On Wednesday, attorneys representing State Rep. Mark Finchem, R-Ariz., and Arizona gubernatorial candidate Kari Lake filed a motion for a preliminary injunction to block the use of electronic voting machines in the Grand Canyon State ahead of the rapidly approaching August primary.
According to a news release from the Arizona House of Representatives, Finchem, who is also a Trump-endorsed GOP candidate for secretary of state, issued the following statement:
“We have filed a motion seeking to ban the use of black box electronic voting machines in Arizona’s elections while the case is pending.
It’s a reasonable question to ask the defendants whether they know how these electronic machines actually work. They are a BLACK BOX – and the voting machine companies REFUSE to make their systems and software open to the public. WHY WOULD ANYONE TRUST THEM?”
The motion to file a preliminary injunction to suspend the use of voting machines while the case is pending comes on the heels of a joint filing from Finchem and GOP gubernatorial candidate Kari Lake that moved to kickstart an injunction in April to get rid of the voting machines in Arizona.
Finchem’s statement also alleges that the voting machines currently in use have “documented and unfixable security failures in electronic voting machines – and the lack of transparency in these voting systems – violates citizens’ constitutional rights…”
The defendants in the pending case include Lake’s Democrat gubernatorial opponent, Katie Hobbs, and the Board of Supervisors for both Pima and Maricopa Counties – two large counties in Arizona that have garnered national attention for reports of rampant election irregularities during the 2020 presidential election.

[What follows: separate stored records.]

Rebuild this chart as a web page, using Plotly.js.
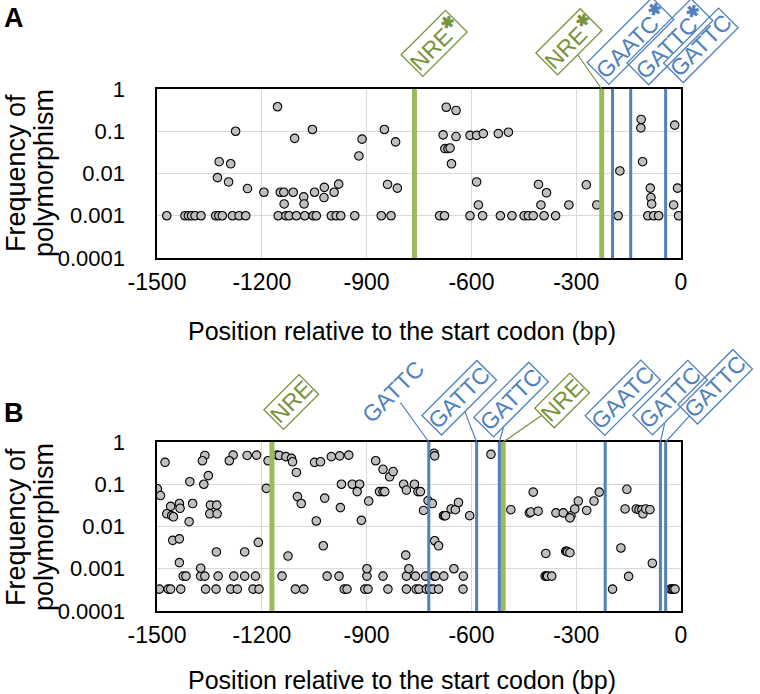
<!DOCTYPE html>
<html>
<head>
<meta charset="utf-8">
<script src="https://cdn.plot.ly/plotly-3.0.1.min.js"></script>
<style>html,body{margin:0;padding:0;background:#fff;}#chart{width:760px;height:694px;}</style>
</head>
<body>
<div id="chart"></div>
<script>
// ---------- data ----------
const xTickVals = [-1500, -1200, -900, -600, -300, 0];
const xTickText = ["-1500", "-1200", "-900", "-600", "-300", "0"];
const yTickVals = [1, 0.1, 0.01, 0.001, 0.0001];
const yTickText = ["1", "0.1", "0.01", "0.001", "0.0001"];

// Panel A points
const aX = [
  -1472,-1420,-1410,-1401,-1391,-1374,-1332,-1323,-1313,-1284,-1265,-1246,-1153,-1131,-1122,-1101,-1077,-1053,-1044,-1001,-987,-974,-934,-858,-830,-691,-677,-604,-568,-517,-484,-449,-437,-423,-392,-359,-180,-95,-78,-64,-7,
  -1155,-1275,-1106,-1055,-913,-922,-849,-817,-1322,-1289,-1327,-1295,-1241,-1194,-1147,-1137,-1110,-1136,-1080,-1079,-1049,-1021,-1022,-993,-980,-840,-812,
  -672,-644,-681,-644,-604,-585,-566,-523,-494,-676,-667,-661,-657,-585,-408,-385,-580,-401,-321,-271,-241,-175,-114,-115,-110,-18,-88,-86,-84,-10,-21
];
const aY = [
  0.001,0.001,0.001,0.001,0.001,0.001,0.001,0.001,0.001,0.001,0.001,0.001,0.001,0.001,0.001,0.001,0.001,0.001,0.001,0.001,0.001,0.001,0.001,0.001,0.001,0.001,0.001,0.001,0.001,0.001,0.001,0.001,0.001,0.001,0.001,0.001,0.001,0.001,0.001,0.001,0.001,
  0.38,0.10,0.068,0.11,0.065,0.026,0.11,0.056,0.019,0.017,0.008,0.0063,0.0044,0.0036,0.0036,0.0036,0.0036,0.0019,0.0028,0.0019,0.0036,0.0047,0.0027,0.0036,0.0056,0.0055,0.0045,
  0.37,0.31,0.082,0.075,0.08,0.08,0.088,0.088,0.095,0.039,0.039,0.040,0.017,0.0063,0.0055,0.0035,0.0018,0.0018,0.0018,0.0054,0.0018,0.0115,0.19,0.12,0.019,0.14,0.0045,0.0027,0.0019,0.0045,0.0018
];

// Panel B points
const bX = [
  -1493,-1468,-1461,-1432,-1361,-1331,-1289,-1270,-1225,-1208,-1104,-1080,-964,-956,-905,-896,-839,-786,-758,-750,-729,-720,-710,-694,-624,-196,-30,-25,-21,-17,
  -1425,-1417,-1375,-1363,-1325,-1280,-1249,-1218,-1142,-1013,-979,-899,-853,-786,-760,-731,-707,-703,-679,-623,-389,-385,-382,-370,-150,
  -1375,-899,-779,-650,
  -1477,-1363,-1370,-1282,-1293,-1242,-1215,-1182,-1156,-1150,-1131,-1115,-1112,-1101,-1049,-1032,-1001,-977,-951,-874,-853,-834,-824,
  -1406,-1353,-1366,-1499,-1490,-1461,-1436,-1434,-1472,-1458,-1453,-1398,-1347,-1329,-1349,-1328,-1408,-1187,-1098,-1087,-1020,-1044,
  -972,-941,-920,-927,-863,-853,-848,-794,-763,-786,-753,-746,-894,-975,-915,-724,-712,-737,-680,-676,-674,-658,-646,-637,-605,-707,-705,-544,
  -1455,-1436,-1210,-1330,-1249,-1125,-1024,-1436,-788,-705,-694,
  -423,-487,-434,-430,-409,-358,-337,-315,-318,-304,-294,-270,-249,-234,-155,-160,-128,-120,-112,-109,-101,-89,
  -387,-330,-327,-325,-318,-172,-82
];
const bY = [
  0.00033,0.00033,0.00033,0.00033,0.00033,0.00033,0.00033,0.00033,0.00033,0.00033,0.00033,0.00033,0.00033,0.00033,0.00033,0.00033,0.00033,0.00033,0.00033,0.00033,0.00033,0.00033,0.00033,0.00033,0.00033,0.00033,0.00033,0.00033,0.00033,0.00033,
  0.00067,0.00067,0.00067,0.00067,0.00067,0.00067,0.00067,0.00067,0.00067,0.00067,0.00067,0.00067,0.00067,0.00067,0.00067,0.00067,0.00067,0.00067,0.00067,0.00067,0.00067,0.00067,0.00067,0.00067,0.00066,
  0.00103,0.001,0.001,0.001,
  0.33,0.48,0.36,0.49,0.36,0.48,0.49,0.36,0.49,0.48,0.45,0.41,0.34,0.19,0.33,0.34,0.45,0.47,0.49,0.36,0.226,0.15,0.2,
  0.115,0.16,0.10,0.078,0.054,0.03,0.035,0.027,0.02,0.018,0.017,0.035,0.032,0.032,0.020,0.020,0.013,0.08,0.051,0.035,0.047,0.0135,
  0.10,0.10,0.10,0.067,0.067,0.067,0.067,0.10,0.10,0.073,0.067,0.067,0.04,0.028,0.014,0.041,0.035,0.024,0.018,0.018,0.018,0.026,0.025,0.037,0.018,0.54,0.47,0.51,
  0.0047,0.0051,0.0042,0.0025,0.0025,0.0020,0.0035,0.0014,0.0021,0.0046,0.0035,
  0.065,0.025,0.021,0.022,0.023,0.021,0.021,0.018,0.016,0.026,0.04,0.024,0.04,0.065,0.076,0.026,0.026,0.025,0.025,0.02,0.026,0.025,
  0.0023,0.0026,0.0026,0.0025,0.0024,0.0031,0.00135
];

// Motif positions (bp) and labels
const aNrePos = [-763, -227];
const aNreLabels = ["NRE*", "NRE*"];
const aGatcPos = [-196, -144, -44];
const aGatcLabels = ["GAATC*", "GATTC*", "GATTC"];
const bNrePos = [-1171, -509];
const bNreLabels = ["NRE", "NRE"];
const bGatcPos = [-722, -585, -520, -217, -59, -44];
const bGatcLabels = ["GATTC", "GATTC", "GATTC", "GAATC", "GATTC", "GATTC"];

// ---------- styles ----------
const FONT = "Liberation Sans, Arial, sans-serif";
const GREEN_LINE = "#9BBB59", BLUE_LINE = "#4F81BD";
const GREEN_TXT = "#77933C", BLUE_TXT = "#4F81BD";

// label placement offsets in pixels (centre of label relative to top of line): [dx, dy, leaderVisible, boxed]
const aNreOff = [[20,-46,false],[-33,-47,true]];
const aGatcOff = [[18,-48,false],[39,-47,false],[35,-44,false]];
const bNreOff = [[20,-40,false],[59,-41,true]];
const bGatcOff = [[-36,-50,true,false],[-17,-44,true],[12,-42,true],[18,-44,false],[10,-44,true],[50,-55,true]];

function fmtLabel(s){
  return s.replace("*", '<sup><b>\u2731</b></sup>');
}
function makeAnn(xref, yref, pos, text, off, txtColor){
  const boxed = off.length < 4 || off[3] !== false;
  return {
    xref: xref, yref: yref, x: pos, y: 1,
    text: fmtLabel(text), textangle: -45,
    font: {family: FONT, size: 23, color: txtColor},
    bordercolor: boxed ? txtColor : "rgba(0,0,0,0)", borderwidth: boxed ? 1.3 : 0, borderpad: 0,
    bgcolor: "rgba(255,255,255,0)",
    showarrow: true, arrowhead: 0, arrowwidth: 1.2, standoff: 0, startstandoff: 0,
    arrowcolor: off[2] ? txtColor : "rgba(0,0,0,0)",
    axref: "pixel", ayref: "pixel", ax: off[0], ay: off[1]
  };
}

const marker = {size: 8.5, color: "#BFBFBF", line: {color: "#000", width: 1.1}};
const traces = [
  {x: aX, y: aY, xaxis: "x", yaxis: "y", type: "scatter", mode: "markers", marker: marker, hoverinfo: "none"},
  {x: bX, y: bY, xaxis: "x2", yaxis: "y2", type: "scatter", mode: "markers", marker: marker, hoverinfo: "none"}
];

const W = 760, H = 694;
const xDom = [157/W, 681/W];
const yDomA = [1 - 258/H, 1 - 89/H];
const yDomB = [1 - 611/H, 1 - 442/H];

function xAxis(anchor){
  return {
    domain: xDom, anchor: anchor, range: [-1500, 0],
    tickvals: xTickVals, ticktext: xTickText,
    tickfont: {family: FONT, size: 23, color: "#000"},
    showgrid: true, gridcolor: "#D9D9D9", gridwidth: 1,
    showline: true, linecolor: "#000", linewidth: 1.6, mirror: true,
    zeroline: false, ticks: "", ticklabelstandoff: 3, fixedrange: true
  };
}
function yAxis(dom, anchor){
  return {
    domain: dom, anchor: anchor, type: "log", range: [-4, 0],
    tickvals: yTickVals, ticktext: yTickText,
    tickfont: {family: FONT, size: 22, color: "#000"},
    showgrid: true, gridcolor: "#D9D9D9", gridwidth: 1,
    showline: true, linecolor: "#000", linewidth: 1.6, mirror: true,
    zeroline: false, ticks: "", ticklabelstandoff: 26, fixedrange: true
  };
}

const shapes = [];
function addLines(pos, xref, yref, color, width){
  pos.forEach(p => shapes.push({type: "line", xref: xref, yref: yref, x0: p, x1: p, y0: 0, y1: 1,
    line: {color: color, width: width}, layer: "above"}));
}
addLines(aNrePos, "x", "y domain", GREEN_LINE, 5);
addLines(aGatcPos, "x", "y domain", BLUE_LINE, 3);
addLines(bNrePos, "x2", "y2 domain", GREEN_LINE, 5);
addLines(bGatcPos, "x2", "y2 domain", BLUE_LINE, 3);

const annotations = [];
aNrePos.forEach((p,i) => annotations.push(makeAnn("x", "y domain", p, aNreLabels[i], aNreOff[i], GREEN_TXT)));
aGatcPos.forEach((p,i) => annotations.push(makeAnn("x", "y domain", p, aGatcLabels[i], aGatcOff[i], BLUE_TXT)));
bNrePos.forEach((p,i) => annotations.push(makeAnn("x2", "y2 domain", p, bNreLabels[i], bNreOff[i], GREEN_TXT)));
bGatcPos.forEach((p,i) => annotations.push(makeAnn("x2", "y2 domain", p, bGatcLabels[i], bGatcOff[i], BLUE_TXT)));

function paperText(text, px, py, size, angle, bold){
  return {xref: "paper", yref: "paper", x: px / W, y: 1 - py / H, xanchor: "center", yanchor: "middle",
    text: bold ? "<b>" + text + "</b>" : text, showarrow: false, textangle: angle || 0,
    font: {family: FONT, size: size, color: "#000"}};
}
const xTitle = "Position relative to the start codon (bp)";
annotations.push(paperText(xTitle, 402, 331, 25, 0));
annotations.push(paperText(xTitle, 402, 680, 25, 0));
[[173],[527]].forEach(c => {
  annotations.push(paperText("Frequency of", 16, c[0], 27, -90));
  annotations.push(paperText("polymorphism", 44, c[0], 27, -90));
});
annotations.push(paperText("A", 14, 18, 27, 0, true));
annotations.push(paperText("B", 14, 413, 27, 0, true));

const layout = {
  width: W, height: H, margin: {l: 0, r: 0, t: 0, b: 0},
  paper_bgcolor: "#fff", plot_bgcolor: "#fff", showlegend: false,
  xaxis: xAxis("y"), yaxis: yAxis(yDomA, "x"),
  xaxis2: xAxis("y2"), yaxis2: yAxis(yDomB, "x2"),
  shapes: shapes, annotations: annotations,
  font: {family: FONT}
};
Plotly.newPlot("chart", traces, layout, {displayModeBar: false, staticPlot: true});
</script>
</body>
</html>
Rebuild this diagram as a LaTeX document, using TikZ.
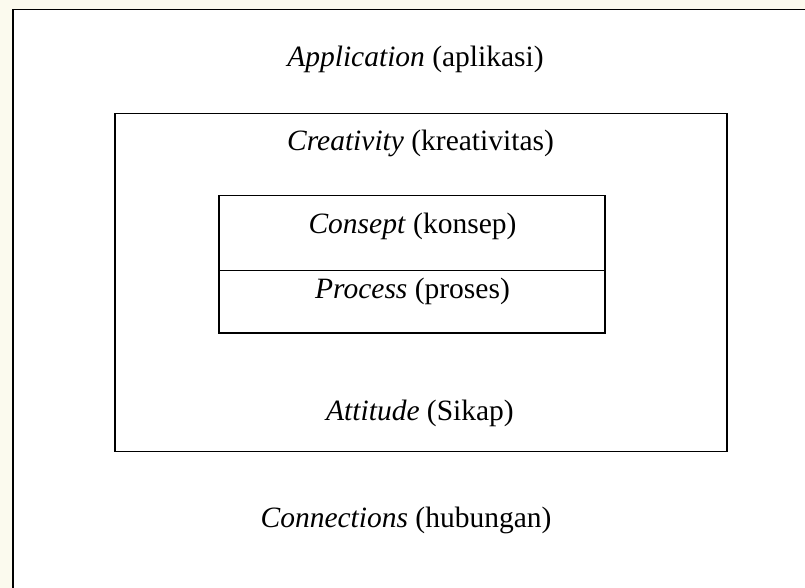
\documentclass[tikz,border=0pt]{standalone}
\usepackage{fontspec}
\setmainfont{Liberation Serif}
\definecolor{cream}{HTML}{FBFAEE}
\begin{document}
\begin{tikzpicture}[x=1pt,y=-1pt,
  lbl/.style={font=\fontsize{29.5}{34}\selectfont, anchor=base, inner sep=0pt},
  frame/.style={line width=1.8pt, draw=black}]
\useasboundingbox (0,0) rectangle (805,588);
\fill[cream] (0,0) rectangle (805,588);
\fill[white] (13,9.5) rectangle (805,588);
\draw[frame] (13,588) -- (13,9.5) -- (805,9.5);
\draw[frame] (115,113.5) rectangle (727,451.5);
\draw[frame] (219,195.5) rectangle (605,333);
\draw[frame] (219,270.5) -- (605,270.5);
\node[lbl] (app) at (415.5,67) {\textit{Application} (aplikasi)};
\node[lbl] (cre) at (420.5,150.5) {\textit{Creativity} (kreativitas)};
\node[lbl] (con) at (412.5,233) {\textit{Consept} (konsep)};
\node[lbl] (pro) at (412.5,298) {\textit{Process} (proses)};
\node[lbl] (att) at (420,420) {\textit{Attitude} (Sikap)};
\node[lbl] (cnx) at (406,527) {\textit{Connections} (hubungan)};
\end{tikzpicture}
\end{document}
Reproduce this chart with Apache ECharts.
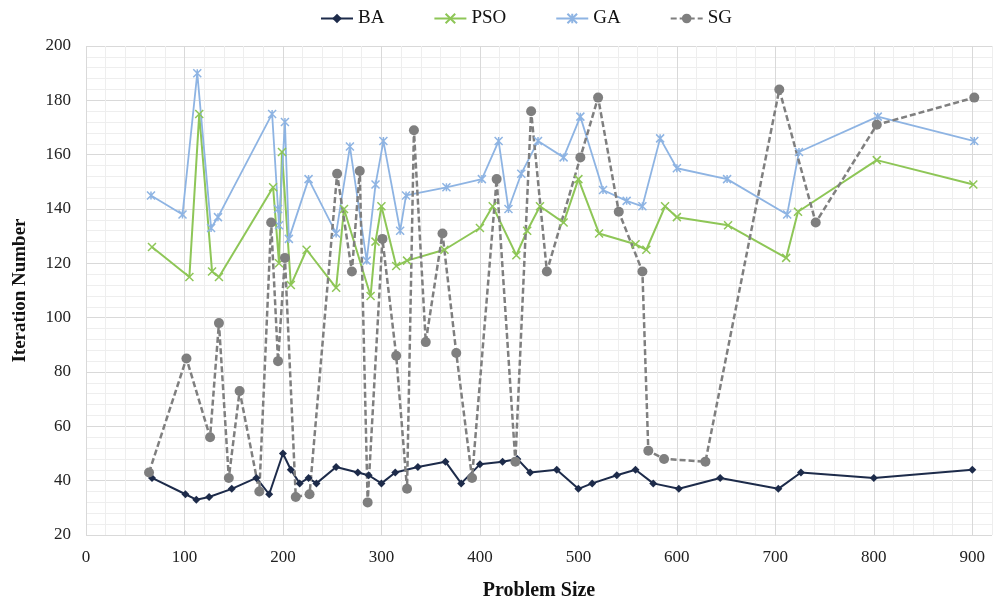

Additionally, the Yuma County Sherriff’s Office announced in May that they would be working with the Yuma County Recorder’s Office to examine 16 active cases of voter fraud regarding the 2020 election.
“This is a step in the right direction,” Lake commented on Twitter regarding the investigation.
On Tuesday, the defendants in Finchem’s and Lake’s case filed a motion to dismiss the complaint, but Finchem’s statement fired back: “WRONG. We are not stuck with these machines. Defendants claim that Arizona’s spot checks prevent fraud. WRONG. Procedures like 2% spot checks do no prevent fraud.”
He added, “The same people that want to keep these machines are just like the people who oppose voter ID.”